We followed the road east, past the end of the chain link fence. At this point, we were well above the tracks, and the way down was steep. With no trail to follow, we stumbled through the brush. Just across the tracks, my mom waited.

Now, I do not condone crossing railroad tracks where pains have clearly been taken to keep pedestrians out. Speeding trains are no joke. But by this time we were committed, and with no trains in sight, we crossed the tracks. This was not the end of our trials — we needed a safe spot to descend, which meant walking alongside the tracks until we found one. Mercifully, the walk was short, and we soon emerged in the parking lot at Benson State Recreation Area.

Benson Creek Recreation Area Oregon Columbia River Gorge
Benson State Recreation Area

Together at last, we broke out the snacks and water bottles. Well, almost together. Michael had wandered off before the rest of us made our infamous track crossing, and was still missing in action. I wasn’t too worried, as he has a habit of disappearing, but generally shows up before too long. He soon appeared, rather flustered by the whole experience, but intact. We all breathed a sigh of relief when a train rushed by a few minutes later, thankful to be nowhere near it.

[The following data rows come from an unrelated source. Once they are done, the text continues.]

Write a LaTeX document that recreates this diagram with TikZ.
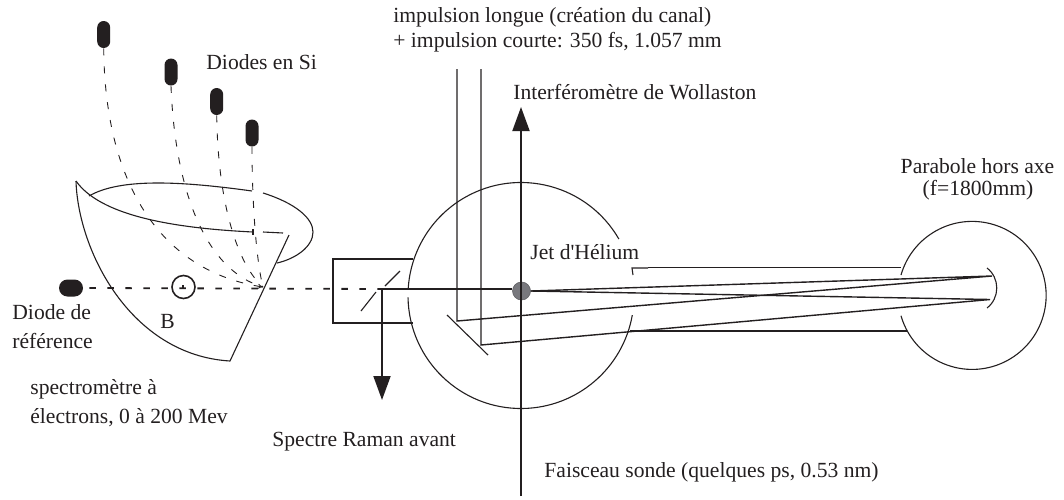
\documentclass[tikz,border=0pt]{standalone}
\usepackage{fontspec}
\setmainfont[Ligatures=TeXOff]{Liberation Serif}
\usetikzlibrary{arrows.meta,calc,positioning,shapes.misc}
\definecolor{ink}{RGB}{35,31,32}
\definecolor{jetgray}{RGB}{120,120,125}
\tikzset{
  lbl/.style={font=\fontsize{10.8}{13}\selectfont,text=ink,anchor=west,inner sep=0pt},
  diode/.style={rounded rectangle,fill=ink,inner sep=0pt,minimum width=13.5pt,minimum height=6.5pt,rotate=90},
  trace/.style={ink,line width=0.45pt,dash pattern=on 3.5pt off 5.5pt},
  refbeam/.style={ink,line width=0.9pt,dash pattern=on 3.2pt off 5.8pt},
  wire/.style={ink,line width=0.55pt},
  beam/.style={ink,line width=0.7pt},
  bigarrow/.style={ink,line width=0.95pt,-{Triangle[length=12pt,width=8.5pt]}}
}
\begin{document}
\begin{tikzpicture}[x=0.5pt,y=-0.5pt]
  \useasboundingbox (0,0) rectangle (1064,499);
  \node[diode] (d1) at (103.7,34.5) {};
  \node[diode] (d2) at (171,72) {};
  \node[diode] (d3) at (216.7,101.5) {};
  \node[diode] (d4) at (252,133) {};
  \node[rounded rectangle,fill=ink,inner sep=0pt,minimum width=12pt,minimum height=8.5pt] (dref) at (71,288) {};
  \coordinate (hit) at (263,287);
  \draw[trace,-{To[length=2.5pt,width=2.5pt]}] (d1.west) .. controls (105,190) and (165,272) .. (hit);
  \draw[trace] (d2.west) .. controls (175,190) and (205,270) .. (hit);
  \draw[trace] (d3.west) .. controls (218,205) and (238,265) .. (hit);
  \draw[trace] (d4.west) .. controls (252,200) and (256,260) .. (hit);
  \draw[wire] (76,181) .. controls (78,250) and (130,355) .. (230,361) coordinate (tipA) -- (289,235);
  \draw[wire] (76,181) .. controls (100,215) and (170,228) .. (253,232);
  \draw[wire] (253,229) -- (253,235);
  \draw[wire] (263,232) -- (283,233);
  \draw[wire] (89,196) .. controls (120,178) and (180,181) .. (252,191);
  \draw[wire] (263,193) .. controls (295,203) and (313,218) .. (313,232) .. controls (313,247) and (295,259) .. (277,263);
  \node[circle,draw=ink,line width=0.8pt,inner sep=0pt,minimum size=11.5pt] (bfield) at (183.5,287) {};
  \draw[wire] (183,288) -- (183,285);
  \coordinate (split) at (382,289);
  \draw[refbeam] (dref.east) ++(6,0) -- (split);
  \draw[wire] (413,259) -- (333,259) -- (333,323) -- (413,323);
  \draw[wire] (400,271) -- (385,286);
  \draw[wire] (376,292) -- (361,311);
  \coordinate (bigc) at (521,295.5);
  \draw[wire] ($(bigc)+(30:113 and -113)$) arc[start angle=-30,end angle=-177,radius=113];
  \draw[wire] ($(bigc)+(-181:113 and 113)$) arc[start angle=-181,end angle=-350,radius=113];
  \draw[wire] (633,275) -- (632,268) -- (648,268);
  \draw[wire] (648,267.5) -- (901,267.5);
  \draw[wire] (630,331) -- (907,331);
  \coordinate (parc) at (972,295);
  \draw[wire] (901,275) arc[start angle=-164,end angle=164,radius=74];
  \draw[wire] (987,268) .. controls (1000,278) and (1000,298) .. (987,308);
  \node[circle,fill=jetgray,draw=jetgray!80!black,line width=0.3pt,inner sep=0pt,minimum size=9pt] (jet) at (521.5,291) {};
  \coordinate (parA) at (992,276);
  \coordinate (parB) at (990,299.5);
  \coordinate (foldA) at (457,321);
  \coordinate (foldB) at (481,345);
  \draw[beam] (split) -- (split -| jet.west);
  \draw[bigarrow] (split) -- (382,400);
  \draw[bigarrow] (521,496) -- (521,107);
  \draw[beam] (jet.east) -- (parA) -- (foldA) -- (457,69);
  \draw[beam] (jet.east) -- (parB) -- (foldB) -- (481,69);
  \draw[wire] (447,315) -- (488,355);
  \node[lbl] (timp1) at (393,17) {impulsion longue (création du canal)};
  \node[lbl] (timp2) at (393,42) {+ impulsion courte: 350 fs, 1.057 mm};
  \node[lbl] (twoll) at (513,92) {Interféromètre de Wollaston};
  \node[lbl] (tsi) at (206,62) {Diodes en Si};
  \node[lbl,anchor=center] (tpar1) at (977.5,166) {Parabole hors axe};
  \node[lbl,anchor=center] (tpar2) at (978,190) {(f=1800mm)};
  \node[lbl] (tjet) at (530,252) {Jet d'Hélium};
  \node[lbl] (tref1) at (12,312) {Diode de};
  \node[lbl] (tref2) at (12,341) {référence};
  \node[lbl] (tb) at (160,321) {B};
  \node[lbl] (tsp1) at (30,389) {spectromètre à};
  \node[lbl] (tsp2) at (30,418) {électrons, 0 à 200 Mev};
  \node[lbl] (tram) at (272,442) {Spectre Raman avant};
  \node[lbl] (tson) at (544,472) {Faisceau sonde (quelques ps, 0.53 nm)};
\end{tikzpicture}
\end{document}
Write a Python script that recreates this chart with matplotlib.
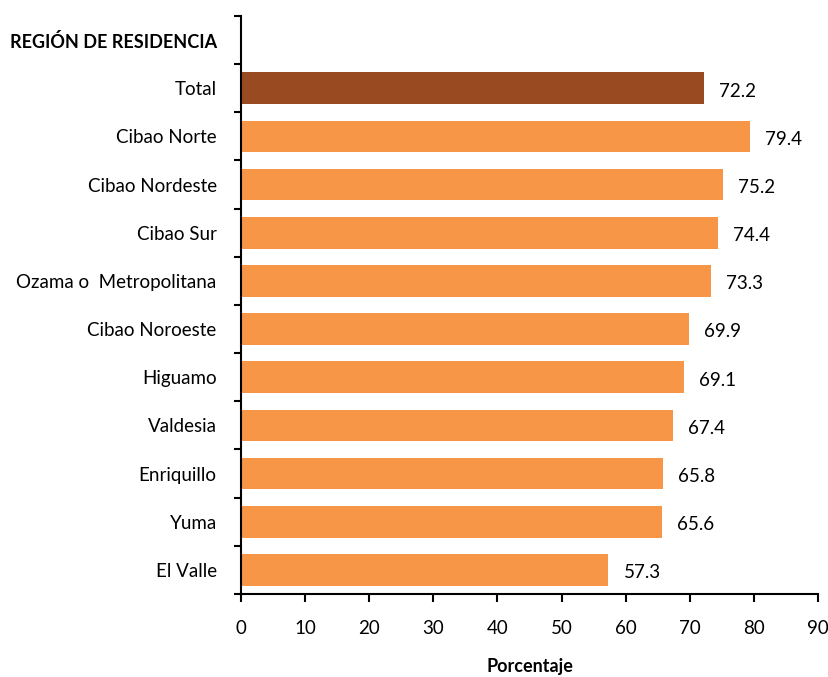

The moral of my tale is twofold. First, the hike to Mulnomah and Wahkeena Falls is incredible, and I highly recommend it.

Second, don’t arrange for a car to pick you up from the Wahkeena Falls trailhead unless you are absolutely sure it is open. As I write this, Highway 30 to Wahkeena Falls is indefinitely closed for road work. On our visit, my mom checked with a staff person at Multnomah Falls to verify the road to Wahkeena was open, and was told it was. Later, when she and my father-in-law ended up at Benson Sate Recreation Area, they didn’t realize they were in the wrong place until we began to search for a way to cross the train tracks. A series of misunderstandings led to an unexpected adventure, although one I hope that neither you, dear reader, nor I will ever repeat. If you find yourself in this situation, admit defeat and walk the easy half mile trail back to Multnomah Falls. But regardless of any mishaps — what an amazing hike!